En aquellos años se había venido sucediendo una gran cantidad de mejoras en los motores de combustión, que eran cada vez más rápidos, eficientes y reducidos. Con estos adelantos apareció incluso el primer híbrido eléctrico y gasolina. Fue puesto en circulación en 1911 por la Woods Motor Vehicle Company de Chicago, pero su alto precio y poca velocidad hicieron que fracasara. Las cifras en aquellos años aún eran favorables a los eléctricos, con cerca del 40 % de la cota de mercado frente al 22 % de los de gasolina, llegando a haber en Estados Unidos casi 34.000 unidades eléctricas, pero diversos cambios contribuyeron al declive de su popularidad.
Por un lado, a pesar de que una cantidad cada vez más grande de hogares tenían suministro eléctrico, se evidenciaban cada vez más las limitaciones a la hora de cargar las baterías, que no pudieron superarse a pesar de algunos intentos de servicios de dispositivos intercambiables. Por otro lado, la mejora de las carreteras facilitaba desplazamientos más largos, que el coche eléctrico no podía afrontar, y requerían de una mayor velocidad, que era por entonces solo una quimera para esta energía. La industria del petróleo descubrió por aquellos años la existencia de bastas reservas mundiales de este material, lo que abarató enormemente los combustibles derivados del ‘oro negro’.
La puntilla a aquel mercado llegó con Henry Ford y su fabricación en cadena de coches de gasolina. Los costes se redujeron abismalmente y en aquellos años los coches eléctricos que aún se fabricaban llegaron a venderse por el doble de precio que uno de gasolina. Durante la segunda década del siglo XX, todos los fabricantes fueron cesando la producción y los motores eléctricos quedaron relegados a ciertos usos en los que sus limitaciones no eran un obstáculo. El humo de los combustibles fósiles se abrió paso.

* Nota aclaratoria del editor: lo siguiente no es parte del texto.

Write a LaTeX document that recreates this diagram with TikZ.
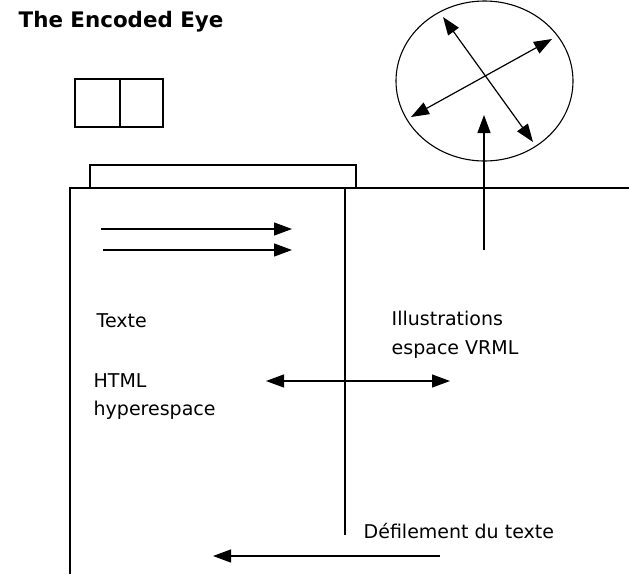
\documentclass[tikz,border=0pt]{standalone}
\usepackage{fontspec}
\setmainfont{DejaVu Sans}
\usetikzlibrary{arrows.meta}

\begin{document}
\begin{tikzpicture}[x=1pt, y=-1pt, line width=1.4pt,
    >={Triangle[length=18pt,width=13pt]},
    lbl/.style={anchor=base west, inner sep=0pt, font=\fontsize{19}{22}\selectfont},
    flow/.style={->, line width=1.2pt}]
    \useasboundingbox (0,0) rectangle (629,574);

    % Title
    \node[anchor=base west, inner sep=0pt, font=\bfseries\fontsize{21.4}{24}\selectfont] (title) at (18,27) {The Encoded Eye};

    % Two-pane window icon
    \draw (75,79) rectangle (163,127);
    \draw (120,79) -- (120,127);

    % Page frame with its tab
    \draw (90,188) -- (90,165) -- (356,165) -- (356,188);
    \draw (70,574) -- (70,188) -- (629,188);
    \draw (345,188) -- (345,535);

    % VRML sphere
    \draw[line width=1.1pt] (484.5,81) ellipse [x radius=88.5pt, y radius=80pt];
    \coordinate (sA) at (443,17);  \coordinate (sB) at (533,142);
    \coordinate (sC) at (552,39);  \coordinate (sD) at (411,117);
    \draw[flow, <->] (sA) -- (sB);
    \draw[flow, <->] (sC) -- (sD);
    \coordinate (lift) at (484,250);  \coordinate (sphere) at (484,115);
    \draw[flow] (lift) -- (sphere);

    % Text lines
    \coordinate (l1a) at (101,229);  \coordinate (l1b) at (292,229);
    \coordinate (l2a) at (103,250);  \coordinate (l2b) at (292,250);
    \draw[flow] (l1a) -- (l1b);
    \draw[flow] (l2a) -- (l2b);

    % Labels
    \node[lbl] (texte) at (96,327) {Texte};
    \node[lbl] (html)  at (93,387) {HTML};
    \node[lbl] (hyper) at (93,415) {hyperespace};
    \node[lbl] (illus) at (391,325) {Illustrations};
    \node[lbl] (vrml)  at (391,354) {espace VRML};
    \node[lbl] (scroll) at (363,538) {Défilement du texte};

    % Links between the two panes
    \coordinate (hl) at (266,381);  \coordinate (hr) at (450,381);
    \draw[flow, <->] (hl) -- (hr);
    \coordinate (sc1) at (440,556);  \coordinate (sc2) at (213,556);
    \draw[flow] (sc1) -- (sc2);
\end{tikzpicture}
\end{document}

¿Motor eléctrico o motor de gasolina? Una cuestión más en las luchas de género
El coche eléctrico fue muy importante a nivel social. Precisamente por ello sufrió también uno de los problemas más habituales en muchos aspectos de esa sociedad: la desigualdad de género. Frente al coche con motor de vapor, que requería hasta 45 minutos de preparativos antes de echarse a andar y el de motor combustible, que había que arrancar dando vuelta a una dura palanca y que requería de un cambio de marchas, el motor eléctrico era sencillo, práctico y lento, condiciones ideales para que fuera visto por algunos como ‘femenino’.

Algunos fabricantes y vendedores comenzaron pronto a usar como argumento de venta que el eléctrico no era el coche ideal para un conductor, sino para su mujer. De nada servía que el coche eléctrico no vibrara, fuera sencillo y cómodo de conducir, no emitiera humos y apenas produjera ruido. Si no bramaba, si no corría y no ensuciaba, era un artilugio propio del género femenino. Tanto fue así que incluso algunos fabricantes colocaron radiadores en los frontales para disimularlos y evitar a sus propietarios masculinos la vergüenza de conducirlos.